I giudizi di Vendola sull'Europa e la crisi economica
L’intervento conclusivo del presidente della Regione Puglia Nichi Vendola al dibattito sulla sessione comunitaria 2014 ha preso avvio dalla riflessione sulla crisi del processo di integrazione europea, sancito dal voto delle elezioni europee del 25 maggio. Pur riconoscendo l’accresciuto potere del Parlamento europeo, il governatore ha sottolineato come la stessa Assemblea “sia attraversata dal rigetto del progetto e del sogno degli Stati Uniti d’Europa”. “L’euroscetticismo - ha continuato - ha assunto una soggettività plurima, molteplice, che sta aggredendo alle radici il progetto di unione europea”.
Il presidente ha ricordato l’impegno della Regione Puglia “ad abbattere le barriere che ci impedivano di esercitare le nostre prerogative di essere cittadini europei. Ci siamo impegnati a proporre questioni di grande delicatezza, come il problema dei modelli di governance del ciclo integrato dell’acqua, abbiamo ragionato di bacini idrografici, abbiamo ragionato soprattutto di processi di desertificazione, delle mutazioni climatiche. E quando l’Europa ci parlava di innovazione, noi l’abbiamo presa sul serio. Tuttavia, possiamo continuare a essere europei nel dettaglio, nella costruzione di politiche di settore”.
Ritornando alla “incapacità dell’Europa di essere un punto di riferimento nel mondo”, il governatore ha espresso la sua convinzione: che si stia cercando di "risolvere per via procedimentale ciò che costituisce un problema politico gigantesco, e cioè la mancanza dell’Europa, la sua difficoltà ad essere capita dai territori”.

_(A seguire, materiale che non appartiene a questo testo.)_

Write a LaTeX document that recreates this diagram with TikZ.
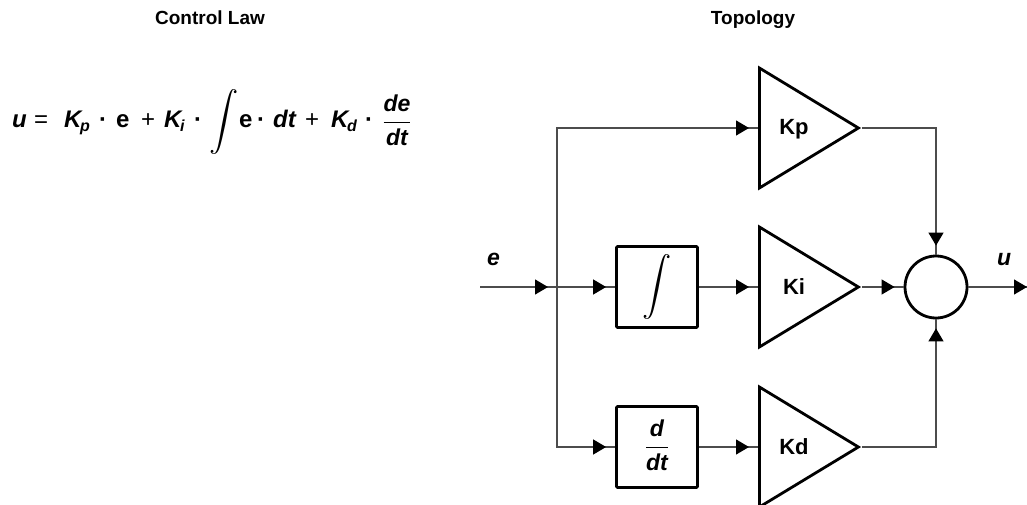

Guardando alla cronaca recente, Vendola ha parlato di "un’Europa assente di fronte alla tragedia di Gaza, in un momento in cui doveva intensificare l’azione di pressione per rendere effettivo il negoziato di pace, che non sente il conflitto e il confronto con la civiltà nel suo complesso plurale del Mediterraneo, di cui Gerusalemme è capitale non solo terrena, è un’Europa che non ha significato”.
Sul versante poi della crisi economica, che dagli Stati Uniti d’America si è abbattuta sul vecchio continente, l'Europa "ha pensato di rispondere con politiche di compressione dei diritti sociali, dei redditi dei ceti medio-bassi e di aggressione al welfare. L’Europa dell’austerity”.
Ancora “un’Europa che sarebbe dovuta uscire turbata e inquieta dal voto del 25 maggio, ma che invece il 26 maggio ha voltato pagina, mettendo in archivio il significato di quel voto, che ha visto tutte le famiglie principali della democrazia europea schiaffeggiate, il Partito Popolare, uscito con una perdita secca dal voto europeo, il Partito del Socialismo Europeo, che ha subìto una sconfitta drammatica in Francia e in Grecia”.
Per quanto rigurada poi le politiche dell’immigrazione, secondo Vendola “dovrebbero essere lette, come una cartina di tornasole di un continente che non ha più missione, che non ha più ambizione, che non ha più vocazione, di un continente nel quale la percezione di sé è come di un fortino assediato che si rinchiude nelle proprie certezze. È la fine di quella grande speranza nel mondo che aveva rappresentato un continente che era un paradigma perché aveva saputo declinare le libertà individuali con i diritti sociali, con l’aspirazione alla pace."
"La pace - ha concluso - richiede una politica per quanto riguarda gli armamenti, per quanto riguarda l’applicazione delle risoluzioni dell’ONU e la vigenza del diritto internazionale. L’Europa che non sa fare la pace è l’Europa che non sa dare lavoro. Un’Europa così rischia semplicemente di camminare con una ricchezza di regolamenti, di istituzioni e di burocrazia verso il proprio declino, verso la propria irrilevanza”.